PROBLEM:
Copy all lines of the listing that include the string "this".
───── TASK MATERIAL
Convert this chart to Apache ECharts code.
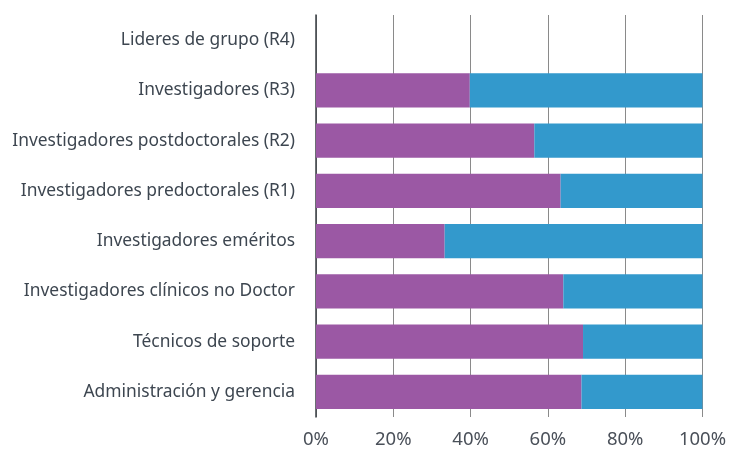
<!DOCTYPE html>
<html>
<head>
<meta charset="utf-8">
<script src="https://cdn.jsdelivr.net/npm/echarts@6/dist/echarts.min.js"></script>
<style>
  html, body { margin: 0; padding: 0; background: #fff; }
  #chart { width: 729px; height: 450px; }
</style>
</head>
<body>
<div id="chart"></div>
<script>
// categorias de arriba abajo
var categories = [
  "Lideres de grupo (R4)",
  "Investigadores (R3)",
  "Investigadores postdoctorales (R2)",
  "Investigadores predoctorales (R1)",
  "Investigadores eméritos",
  "Investigadores clínicos no Doctor",
  "Técnicos de soporte",
  "Administración y gerencia"
];
// porcentaje de cada serie
var purpleValues = [0, 39.8, 56.5, 63.3, 33.3, 64.0, 69.1, 68.7];
var blueValues = [0, 60.2, 43.5, 36.7, 66.7, 36.0, 30.9, 31.3];
var tickLabels = ["0%", "20%", "40%", "60%", "80%", "100%"];

var chart = echarts.init(document.getElementById("chart"));
var font = "'Noto Sans', sans-serif";

chart.setOption({
  animation: false,
  grid: { left: 316, right: 26, top: 15, bottom: 33 },
  xAxis: {
    type: "value",
    min: 0,
    max: 100,
    interval: 20,
    axisLine: { show: false },
    axisTick: { show: false },
    splitLine: { lineStyle: { color: "#8a8a8a", width: 1 } },
    axisLabel: {
      color: "#4a5059",
      fontSize: 18.5,
      fontFamily: font,
      margin: 13,
      formatter: function (v) { return tickLabels[v / 20]; }
    }
  },
  yAxis: {
    type: "category",
    inverse: true,
    data: categories,
    axisLine: { lineStyle: { color: "#3a3f44", width: 1.5 } },
    axisTick: { show: false },
    axisLabel: {
      color: "#3d4650",
      fontSize: 17.4,
      fontFamily: font,
      margin: 21
    }
  },
  series: [
    {
      type: "bar",
      stack: "total",
      data: purpleValues,
      barCategoryGap: "32%",
      itemStyle: { color: "#9b58a4" }
    },
    {
      type: "bar",
      stack: "total",
      data: blueValues,
      itemStyle: { color: "#3399cc" }
    }
  ]
});
</script>
</body>
</html>
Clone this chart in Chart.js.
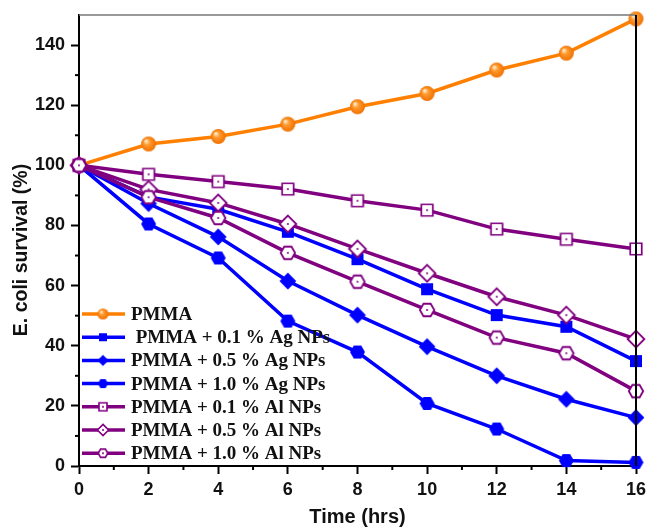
<!DOCTYPE html>
<html><head>
<meta charset="utf-8">
<script src="https://cdn.jsdelivr.net/npm/chart.js@4.4.1/dist/chart.umd.min.js"></script>
<style>html,body{margin:0;padding:0;background:#fff}#c{display:block}</style>
</head><body>
<canvas id="c" width="649" height="527"></canvas>
<script>
// ---- data ----
const times = [0, 2, 4, 6, 8, 10, 12, 14, 16];
const pmma  = [100, 107.1, 109.6, 113.7, 119.5, 123.9, 131.7, 137.3, 148.7];
const ag01  = [100, 89.5, 85.4, 77.9, 68.8, 58.8, 50.2, 46.3, 34.9];
const ag05  = [100, 87.3, 76.2, 61.5, 50.2, 39.7, 30.0, 22.2, 16.1];
const ag10  = [100, 80.5, 69.2, 48.2, 37.9, 20.8, 12.3, 1.8, 1.2];
const al01  = [100, 97.0, 94.6, 92.1, 88.2, 85.1, 78.8, 75.4, 72.2];
const al05  = [100, 92.0, 87.5, 80.5, 72.2, 64.1, 56.3, 50.2, 42.2];
const al10  = [100, 89.4, 82.5, 70.9, 61.3, 51.9, 42.7, 37.5, 24.9];
const seriesNames = ['PMMA', ' PMMA + 0.1 % Ag NPs', 'PMMA + 0.5 % Ag NPs', 'PMMA + 1.0 % Ag NPs',
                     'PMMA + 0.1 % Al NPs', 'PMMA + 0.5 % Al NPs', 'PMMA + 1.0 % Al NPs'];
const xTicks = [0, 2, 4, 6, 8, 10, 12, 14, 16];
const yTicks = [0, 20, 40, 60, 80, 100, 120, 140];
const xTitle = 'Time (hrs)';
const yTitle = 'E. coli survival (%)';

const ORANGE = '#FF8000', BLUE = '#0000FF', PURPLE = '#800080';
const SANS = '"Liberation Sans", Arial, sans-serif';

// ---- marker images ----
function shapePath(ctx, kind, c, s) {
  ctx.beginPath();
  if (kind === 'square') { ctx.rect(c - s/2, c - s/2, s, s); }
  else if (kind === 'diamond') { const r = s*0.7; ctx.moveTo(c, c-r); ctx.lineTo(c+r, c); ctx.lineTo(c, c+r); ctx.lineTo(c-r, c); ctx.closePath(); }
  else if (kind === 'hex') { const r = s*0.6; for (let i=0;i<6;i++){ const a = Math.PI/3*i; const px=c+r*Math.cos(a), py=c+r*Math.sin(a); i?ctx.lineTo(px,py):ctx.moveTo(px,py);} ctx.closePath(); }
  else { ctx.arc(c, c, s/2, 0, Math.PI*2); }
}
function marker(kind, color, s, filled) {
  const n = Math.ceil(s*1.5) + 4;
  const cv = document.createElement('canvas'); cv.width = n; cv.height = n;
  const ctx = cv.getContext('2d'); const c = n/2;
  if (kind === 'sphere') {
    const g = ctx.createRadialGradient(c - s*0.18, c - s*0.2, s*0.05, c, c, s/2);
    g.addColorStop(0, '#FFE9C8'); g.addColorStop(0.35, '#FF9A2E'); g.addColorStop(1, '#F07000');
    ctx.beginPath(); ctx.arc(c, c, s/2, 0, Math.PI*2); ctx.fillStyle = g; ctx.fill();
    return cv;
  }
  shapePath(ctx, kind, c, s);
  if (filled) { ctx.fillStyle = color; ctx.fill(); }
  else {
    ctx.fillStyle = '#fff'; ctx.fill();
    ctx.lineWidth = Math.max(1.6, s*0.15); ctx.strokeStyle = color; ctx.stroke();
    ctx.beginPath(); ctx.arc(c, c, Math.max(1, s*0.07), 0, Math.PI*2); ctx.fillStyle = color; ctx.fill();
  }
  return cv;
}
const specs = [
  ['sphere', ORANGE, 15, true, 11],
  ['square', BLUE, 12, true, 8],
  ['diamond', BLUE, 12, true, 8],
  ['hex', BLUE, 12.5, true, 8.5],
  ['square', PURPLE, 11.5, false, 8],
  ['diamond', PURPLE, 12, false, 8],
  ['hex', PURPLE, 12, false, 8],
];
const seriesValues = [pmma, ag01, ag05, ag10, al01, al05, al10];
const plotMarkers = specs.map(s => marker(s[0], s[1], s[2], s[3]));
const legendMarkers = specs.map(s => marker(s[0], s[1], s[4], s[3]));

const datasets = seriesValues.map((vals, i) => ({
  label: seriesNames[i],
  data: times.map((t, k) => ({x: t, y: vals[k]})),
  borderColor: specs[i][1],
  backgroundColor: specs[i][1],
  borderWidth: 3.5,
  pointStyle: plotMarkers[i],
  pointRadius: 7,
  pointHoverRadius: 7,
  tension: 0,
  clip: false,
  order: -i
}));

// ---- plugins ----
const framePlugin = {
  id: 'frame',
  afterDraw(chart) {
    const {ctx, chartArea: a, scales} = chart;
    ctx.save();
    ctx.strokeStyle = '#777'; ctx.lineWidth = 1.5;
    ctx.beginPath(); ctx.moveTo(a.left, a.top); ctx.lineTo(a.right, a.top); ctx.stroke();
    ctx.strokeStyle = '#000'; ctx.lineWidth = 2;
    ctx.beginPath(); ctx.moveTo(a.right, a.top); ctx.lineTo(a.right, a.bottom); ctx.stroke();
    // minor ticks
    ctx.lineWidth = 2;
    for (let v = 10; v < 150; v += 20) {
      const y = scales.y.getPixelForValue(v);
      ctx.beginPath(); ctx.moveTo(a.left - 4, y); ctx.lineTo(a.left, y); ctx.stroke();
    }
    for (let v = 1; v < 16; v += 2) {
      const x = scales.x.getPixelForValue(v);
      ctx.beginPath(); ctx.moveTo(x, a.bottom); ctx.lineTo(x, a.bottom + 4); ctx.stroke();
    }
    // y axis title
    ctx.save();
    ctx.translate(22, 250);
    ctx.rotate(-Math.PI / 2);
    ctx.font = 'bold 19.5px ' + SANS;
    ctx.fillStyle = '#111';
    ctx.textAlign = 'center'; ctx.textBaseline = 'middle';
    ctx.fillText(yTitle, 0, 0);
    ctx.restore();
    ctx.restore();
  }
};
const legendPlugin = {
  id: 'inlegend',
  afterDraw(chart) {
    const ctx = chart.ctx;
    ctx.save();
    ctx.font = 'bold 19px "Liberation Serif", "Times New Roman", serif';
    ctx.textBaseline = 'middle';
    seriesNames.forEach((name, i) => {
      const y = 314 + i * 23.2;
      ctx.strokeStyle = specs[i][1]; ctx.lineWidth = 3.5;
      ctx.beginPath(); ctx.moveTo(82, y); ctx.lineTo(125, y); ctx.stroke();
      const m = legendMarkers[i];
      ctx.drawImage(m, 103 - m.width/2, y - m.height/2);
      ctx.fillStyle = '#111';
      ctx.fillText(name, 131, y + 1);
    });
    ctx.restore();
  }
};
function zeroPad(s) { s.paddingLeft = 0; s.paddingRight = 0; s.paddingTop = 0; s.paddingBottom = 0; }

new Chart(document.getElementById('c'), {
  type: 'line',
  data: { datasets },
  options: {
    responsive: false,
    devicePixelRatio: 1,
    animation: false,
    layout: { padding: { left: 0, right: 13, top: 15, bottom: 0 } },
    plugins: { legend: { display: false }, tooltip: { enabled: false } },
    scales: {
      x: {
        type: 'linear', min: 0, max: 16,
        afterBuildTicks: s => { s.ticks = xTicks.map(v => ({value: v})); },
        afterFit: s => { s.height = 61; zeroPad(s); },
        ticks: { color: '#111', padding: 5, font: { family: SANS, size: 18, weight: 'bold' } },
        grid: { drawOnChartArea: false, tickLength: 8, tickWidth: 2, tickColor: '#000' },
        border: { color: '#000', width: 2 },
        title: { display: true, text: xTitle, color: '#111', padding: { top: 0, bottom: 0 },
                 font: { family: SANS, size: 20, weight: 'bold', lineHeight: 1 } }
      },
      y: {
        type: 'linear', min: 0, max: 150,
        afterBuildTicks: s => { s.ticks = yTicks.map(v => ({value: v})); },
        afterFit: s => { s.width = 79; zeroPad(s); },
        ticks: { color: '#111', padding: 6, font: { family: SANS, size: 18, weight: 'bold' } },
        grid: { drawOnChartArea: false, tickLength: 8, tickWidth: 2, tickColor: '#000' },
        border: { color: '#000', width: 2 },
        title: { display: false }
      }
    }
  },
  plugins: [framePlugin, legendPlugin]
});
</script>
</body></html>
──────────
RESULT OF THE TASK:
Convert this chart to Apache ECharts code.
Clone this chart in Chart.js.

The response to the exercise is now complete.